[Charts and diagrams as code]
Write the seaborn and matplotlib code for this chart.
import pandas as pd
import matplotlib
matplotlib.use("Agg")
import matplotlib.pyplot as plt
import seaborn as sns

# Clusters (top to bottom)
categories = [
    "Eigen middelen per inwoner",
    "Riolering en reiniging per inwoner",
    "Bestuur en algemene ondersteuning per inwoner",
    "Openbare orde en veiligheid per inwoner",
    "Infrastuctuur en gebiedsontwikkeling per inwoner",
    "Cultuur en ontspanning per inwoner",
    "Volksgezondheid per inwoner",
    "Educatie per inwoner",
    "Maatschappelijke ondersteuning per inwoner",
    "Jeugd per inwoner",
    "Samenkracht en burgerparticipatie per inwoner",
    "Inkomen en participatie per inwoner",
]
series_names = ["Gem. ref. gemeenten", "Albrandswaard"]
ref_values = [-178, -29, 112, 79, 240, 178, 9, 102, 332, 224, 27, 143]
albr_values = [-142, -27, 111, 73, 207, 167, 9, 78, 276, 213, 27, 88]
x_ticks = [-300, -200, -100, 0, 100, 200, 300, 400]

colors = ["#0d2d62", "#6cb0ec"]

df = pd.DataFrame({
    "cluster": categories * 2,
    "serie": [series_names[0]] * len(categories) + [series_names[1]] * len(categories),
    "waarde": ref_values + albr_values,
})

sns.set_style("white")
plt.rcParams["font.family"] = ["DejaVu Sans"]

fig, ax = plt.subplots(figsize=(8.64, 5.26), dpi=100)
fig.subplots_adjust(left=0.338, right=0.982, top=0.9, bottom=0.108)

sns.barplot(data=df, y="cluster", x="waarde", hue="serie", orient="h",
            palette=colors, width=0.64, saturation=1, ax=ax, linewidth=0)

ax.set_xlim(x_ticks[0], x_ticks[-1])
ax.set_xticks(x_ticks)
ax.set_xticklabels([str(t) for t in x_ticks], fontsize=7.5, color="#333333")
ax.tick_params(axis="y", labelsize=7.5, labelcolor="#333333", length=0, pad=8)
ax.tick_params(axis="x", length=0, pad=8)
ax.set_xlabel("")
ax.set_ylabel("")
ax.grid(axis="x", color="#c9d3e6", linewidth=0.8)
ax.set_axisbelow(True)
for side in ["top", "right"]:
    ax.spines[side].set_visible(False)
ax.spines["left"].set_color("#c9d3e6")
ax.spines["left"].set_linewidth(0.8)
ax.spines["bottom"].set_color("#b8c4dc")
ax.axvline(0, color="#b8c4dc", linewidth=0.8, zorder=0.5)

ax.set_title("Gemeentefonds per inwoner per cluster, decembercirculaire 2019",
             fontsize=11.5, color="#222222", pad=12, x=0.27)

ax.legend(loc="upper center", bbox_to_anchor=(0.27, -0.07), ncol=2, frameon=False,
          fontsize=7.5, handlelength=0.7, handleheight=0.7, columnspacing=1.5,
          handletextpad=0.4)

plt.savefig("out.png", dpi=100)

---

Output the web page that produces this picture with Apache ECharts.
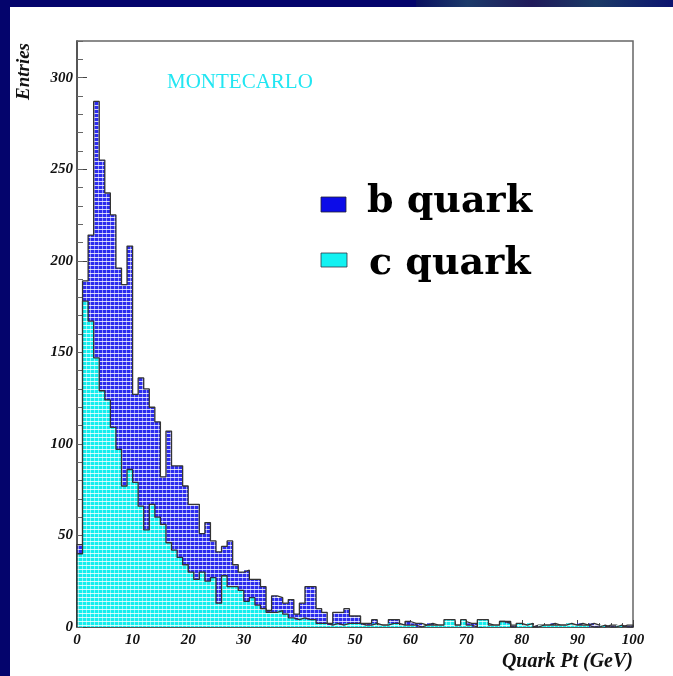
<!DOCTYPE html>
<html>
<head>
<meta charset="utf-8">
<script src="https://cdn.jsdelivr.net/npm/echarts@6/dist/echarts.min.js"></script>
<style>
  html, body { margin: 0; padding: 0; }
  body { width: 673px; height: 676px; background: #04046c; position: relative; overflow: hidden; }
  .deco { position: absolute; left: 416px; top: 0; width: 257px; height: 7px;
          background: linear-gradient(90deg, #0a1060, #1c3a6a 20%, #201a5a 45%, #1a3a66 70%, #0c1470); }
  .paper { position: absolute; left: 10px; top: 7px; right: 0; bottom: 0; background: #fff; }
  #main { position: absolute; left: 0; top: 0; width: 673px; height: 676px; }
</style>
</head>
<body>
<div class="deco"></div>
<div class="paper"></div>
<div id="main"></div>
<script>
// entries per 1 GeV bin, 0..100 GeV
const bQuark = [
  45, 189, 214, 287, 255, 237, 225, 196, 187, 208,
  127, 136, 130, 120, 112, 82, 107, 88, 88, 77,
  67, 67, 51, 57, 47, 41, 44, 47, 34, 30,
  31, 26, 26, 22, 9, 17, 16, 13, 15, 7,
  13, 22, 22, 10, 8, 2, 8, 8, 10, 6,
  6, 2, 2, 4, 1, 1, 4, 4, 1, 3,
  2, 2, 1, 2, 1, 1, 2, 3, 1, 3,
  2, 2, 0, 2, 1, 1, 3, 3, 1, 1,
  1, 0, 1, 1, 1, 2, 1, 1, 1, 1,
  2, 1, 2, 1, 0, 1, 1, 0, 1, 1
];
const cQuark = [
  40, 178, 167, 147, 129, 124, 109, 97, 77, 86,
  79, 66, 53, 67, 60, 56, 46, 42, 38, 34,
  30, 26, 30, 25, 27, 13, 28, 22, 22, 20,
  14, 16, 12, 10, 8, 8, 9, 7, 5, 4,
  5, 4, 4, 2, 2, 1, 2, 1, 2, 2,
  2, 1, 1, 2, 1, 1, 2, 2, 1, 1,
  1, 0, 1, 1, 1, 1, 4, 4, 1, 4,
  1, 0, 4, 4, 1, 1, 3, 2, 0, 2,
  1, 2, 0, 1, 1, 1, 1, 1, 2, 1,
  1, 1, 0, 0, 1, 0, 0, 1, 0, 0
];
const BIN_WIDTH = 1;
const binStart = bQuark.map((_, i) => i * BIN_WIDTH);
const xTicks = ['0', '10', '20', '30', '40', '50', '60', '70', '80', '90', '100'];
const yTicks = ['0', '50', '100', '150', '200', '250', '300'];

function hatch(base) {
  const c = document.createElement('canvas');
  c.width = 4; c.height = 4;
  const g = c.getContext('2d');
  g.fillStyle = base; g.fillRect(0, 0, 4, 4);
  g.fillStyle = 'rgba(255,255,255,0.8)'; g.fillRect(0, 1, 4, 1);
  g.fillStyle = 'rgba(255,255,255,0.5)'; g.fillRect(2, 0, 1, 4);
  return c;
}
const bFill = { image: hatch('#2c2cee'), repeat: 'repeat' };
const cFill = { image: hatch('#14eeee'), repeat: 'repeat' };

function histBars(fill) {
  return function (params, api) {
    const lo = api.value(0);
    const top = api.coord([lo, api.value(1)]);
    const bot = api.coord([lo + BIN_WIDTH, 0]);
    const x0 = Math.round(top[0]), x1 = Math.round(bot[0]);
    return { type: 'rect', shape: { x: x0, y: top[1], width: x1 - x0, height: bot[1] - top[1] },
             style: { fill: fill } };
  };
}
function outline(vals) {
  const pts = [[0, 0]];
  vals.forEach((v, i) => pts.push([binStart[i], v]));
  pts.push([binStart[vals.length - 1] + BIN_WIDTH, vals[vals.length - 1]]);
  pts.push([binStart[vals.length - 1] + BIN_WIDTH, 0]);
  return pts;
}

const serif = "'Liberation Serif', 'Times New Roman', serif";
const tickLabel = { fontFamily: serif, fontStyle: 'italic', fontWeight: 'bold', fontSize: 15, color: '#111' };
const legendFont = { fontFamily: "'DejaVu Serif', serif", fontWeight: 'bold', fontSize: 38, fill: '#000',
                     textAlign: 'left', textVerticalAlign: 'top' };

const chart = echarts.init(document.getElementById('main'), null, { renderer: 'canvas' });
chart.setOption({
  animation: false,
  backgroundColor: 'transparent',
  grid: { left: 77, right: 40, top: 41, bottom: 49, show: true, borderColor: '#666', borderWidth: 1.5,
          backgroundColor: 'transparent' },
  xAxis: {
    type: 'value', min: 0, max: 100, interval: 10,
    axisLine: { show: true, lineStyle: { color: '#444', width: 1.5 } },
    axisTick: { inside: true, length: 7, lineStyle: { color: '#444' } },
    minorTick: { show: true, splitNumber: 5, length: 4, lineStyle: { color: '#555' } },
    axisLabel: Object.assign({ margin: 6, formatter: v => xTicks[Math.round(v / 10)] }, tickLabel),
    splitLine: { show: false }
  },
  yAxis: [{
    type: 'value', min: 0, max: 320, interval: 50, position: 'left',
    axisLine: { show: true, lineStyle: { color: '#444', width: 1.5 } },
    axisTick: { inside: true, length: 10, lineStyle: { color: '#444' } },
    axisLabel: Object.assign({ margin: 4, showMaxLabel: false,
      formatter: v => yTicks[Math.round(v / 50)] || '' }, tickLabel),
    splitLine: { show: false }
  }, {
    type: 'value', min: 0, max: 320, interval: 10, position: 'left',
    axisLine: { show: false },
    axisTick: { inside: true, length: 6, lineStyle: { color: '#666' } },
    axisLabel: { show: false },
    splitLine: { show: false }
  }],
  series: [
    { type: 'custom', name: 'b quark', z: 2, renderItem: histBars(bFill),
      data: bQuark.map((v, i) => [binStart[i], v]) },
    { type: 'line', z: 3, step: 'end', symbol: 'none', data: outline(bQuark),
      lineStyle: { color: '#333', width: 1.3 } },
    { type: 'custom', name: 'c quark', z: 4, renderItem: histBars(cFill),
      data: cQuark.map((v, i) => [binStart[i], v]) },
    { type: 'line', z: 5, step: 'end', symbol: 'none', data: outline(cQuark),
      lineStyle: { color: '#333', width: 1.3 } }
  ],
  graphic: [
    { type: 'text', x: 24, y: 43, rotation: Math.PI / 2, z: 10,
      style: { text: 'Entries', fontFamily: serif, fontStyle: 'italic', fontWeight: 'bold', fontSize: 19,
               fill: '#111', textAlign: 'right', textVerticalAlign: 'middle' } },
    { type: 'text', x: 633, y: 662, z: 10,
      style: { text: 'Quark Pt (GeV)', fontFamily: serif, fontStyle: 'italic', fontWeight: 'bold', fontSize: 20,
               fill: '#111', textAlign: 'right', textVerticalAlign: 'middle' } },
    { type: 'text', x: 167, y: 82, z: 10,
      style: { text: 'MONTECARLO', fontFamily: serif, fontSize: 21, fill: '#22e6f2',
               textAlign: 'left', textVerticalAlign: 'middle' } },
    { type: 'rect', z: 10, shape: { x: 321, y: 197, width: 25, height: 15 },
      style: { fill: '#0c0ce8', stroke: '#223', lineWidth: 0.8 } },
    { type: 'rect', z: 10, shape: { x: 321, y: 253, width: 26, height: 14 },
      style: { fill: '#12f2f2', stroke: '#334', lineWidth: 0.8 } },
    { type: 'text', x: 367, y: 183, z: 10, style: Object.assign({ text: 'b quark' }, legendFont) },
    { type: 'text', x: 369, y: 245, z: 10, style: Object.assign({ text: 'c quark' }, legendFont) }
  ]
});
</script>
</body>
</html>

* * *

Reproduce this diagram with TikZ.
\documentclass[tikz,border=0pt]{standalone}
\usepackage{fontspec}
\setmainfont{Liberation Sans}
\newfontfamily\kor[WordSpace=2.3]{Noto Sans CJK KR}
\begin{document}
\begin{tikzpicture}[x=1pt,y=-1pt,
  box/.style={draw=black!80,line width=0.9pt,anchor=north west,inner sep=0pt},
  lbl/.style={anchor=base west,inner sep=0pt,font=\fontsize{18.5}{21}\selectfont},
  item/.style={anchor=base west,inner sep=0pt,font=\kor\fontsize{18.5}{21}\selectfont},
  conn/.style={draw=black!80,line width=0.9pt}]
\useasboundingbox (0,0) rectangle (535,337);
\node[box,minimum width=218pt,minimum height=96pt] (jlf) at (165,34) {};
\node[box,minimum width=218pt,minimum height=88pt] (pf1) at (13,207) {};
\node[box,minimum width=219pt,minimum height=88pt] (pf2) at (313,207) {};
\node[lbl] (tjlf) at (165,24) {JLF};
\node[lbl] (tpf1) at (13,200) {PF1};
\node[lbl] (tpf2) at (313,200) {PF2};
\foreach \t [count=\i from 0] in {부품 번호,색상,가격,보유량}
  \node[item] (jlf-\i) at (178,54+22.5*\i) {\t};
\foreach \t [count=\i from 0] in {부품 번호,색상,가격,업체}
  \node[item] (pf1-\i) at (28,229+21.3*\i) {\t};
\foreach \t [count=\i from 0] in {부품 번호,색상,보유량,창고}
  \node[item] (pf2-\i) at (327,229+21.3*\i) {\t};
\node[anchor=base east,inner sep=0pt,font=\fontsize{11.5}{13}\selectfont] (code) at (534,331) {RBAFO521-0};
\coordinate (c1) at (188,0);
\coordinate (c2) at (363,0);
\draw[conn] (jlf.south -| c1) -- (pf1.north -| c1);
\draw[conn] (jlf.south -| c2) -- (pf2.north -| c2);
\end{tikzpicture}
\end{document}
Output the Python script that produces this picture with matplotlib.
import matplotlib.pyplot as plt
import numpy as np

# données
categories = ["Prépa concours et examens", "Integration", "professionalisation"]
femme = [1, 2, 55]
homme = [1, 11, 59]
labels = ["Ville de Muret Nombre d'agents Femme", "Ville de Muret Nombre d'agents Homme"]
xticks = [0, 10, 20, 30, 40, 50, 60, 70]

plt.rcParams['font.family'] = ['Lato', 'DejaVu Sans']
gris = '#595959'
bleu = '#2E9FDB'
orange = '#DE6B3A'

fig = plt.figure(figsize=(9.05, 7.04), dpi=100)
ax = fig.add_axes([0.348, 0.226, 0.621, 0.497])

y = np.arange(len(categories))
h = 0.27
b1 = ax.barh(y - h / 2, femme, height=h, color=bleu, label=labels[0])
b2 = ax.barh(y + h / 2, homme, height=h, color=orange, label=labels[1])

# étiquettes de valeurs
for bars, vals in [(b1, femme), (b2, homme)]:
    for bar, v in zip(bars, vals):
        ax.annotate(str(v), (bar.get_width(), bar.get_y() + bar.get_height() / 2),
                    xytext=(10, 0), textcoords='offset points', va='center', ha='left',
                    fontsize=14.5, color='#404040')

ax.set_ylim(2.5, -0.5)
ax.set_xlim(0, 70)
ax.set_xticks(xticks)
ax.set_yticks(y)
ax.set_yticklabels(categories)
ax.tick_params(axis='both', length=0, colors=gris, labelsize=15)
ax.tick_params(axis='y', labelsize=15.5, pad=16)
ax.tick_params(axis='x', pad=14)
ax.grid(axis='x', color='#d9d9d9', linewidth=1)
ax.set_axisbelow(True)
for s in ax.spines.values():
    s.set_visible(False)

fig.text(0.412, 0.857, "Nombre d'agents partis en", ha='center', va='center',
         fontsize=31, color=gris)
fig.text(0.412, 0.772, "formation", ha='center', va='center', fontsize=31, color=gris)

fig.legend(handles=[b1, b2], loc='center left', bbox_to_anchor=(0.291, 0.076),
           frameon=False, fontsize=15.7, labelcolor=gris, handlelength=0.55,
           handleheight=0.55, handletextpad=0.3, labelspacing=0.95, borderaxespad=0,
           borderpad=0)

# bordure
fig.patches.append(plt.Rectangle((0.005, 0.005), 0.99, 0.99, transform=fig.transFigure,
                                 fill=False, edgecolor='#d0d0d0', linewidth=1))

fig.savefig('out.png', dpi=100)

### Directions:
Give back, word for word, each line from the one containing "Output the Python" down to the one containing "b2 = ax.barh(y", including those two lines.

### Right answer:
Output the Python script that produces this picture with matplotlib.
import matplotlib.pyplot as plt
import numpy as np

# données
categories = ["Prépa concours et examens", "Integration", "professionalisation"]
femme = [1, 2, 55]
homme = [1, 11, 59]
labels = ["Ville de Muret Nombre d'agents Femme", "Ville de Muret Nombre d'agents Homme"]
xticks = [0, 10, 20, 30, 40, 50, 60, 70]

plt.rcParams['font.family'] = ['Lato', 'DejaVu Sans']
gris = '#595959'
bleu = '#2E9FDB'
orange = '#DE6B3A'

fig = plt.figure(figsize=(9.05, 7.04), dpi=100)
ax = fig.add_axes([0.348, 0.226, 0.621, 0.497])

y = np.arange(len(categories))
h = 0.27
b1 = ax.barh(y - h / 2, femme, height=h, color=bleu, label=labels[0])
b2 = ax.barh(y + h / 2, homme, height=h, color=orange, label=labels[1])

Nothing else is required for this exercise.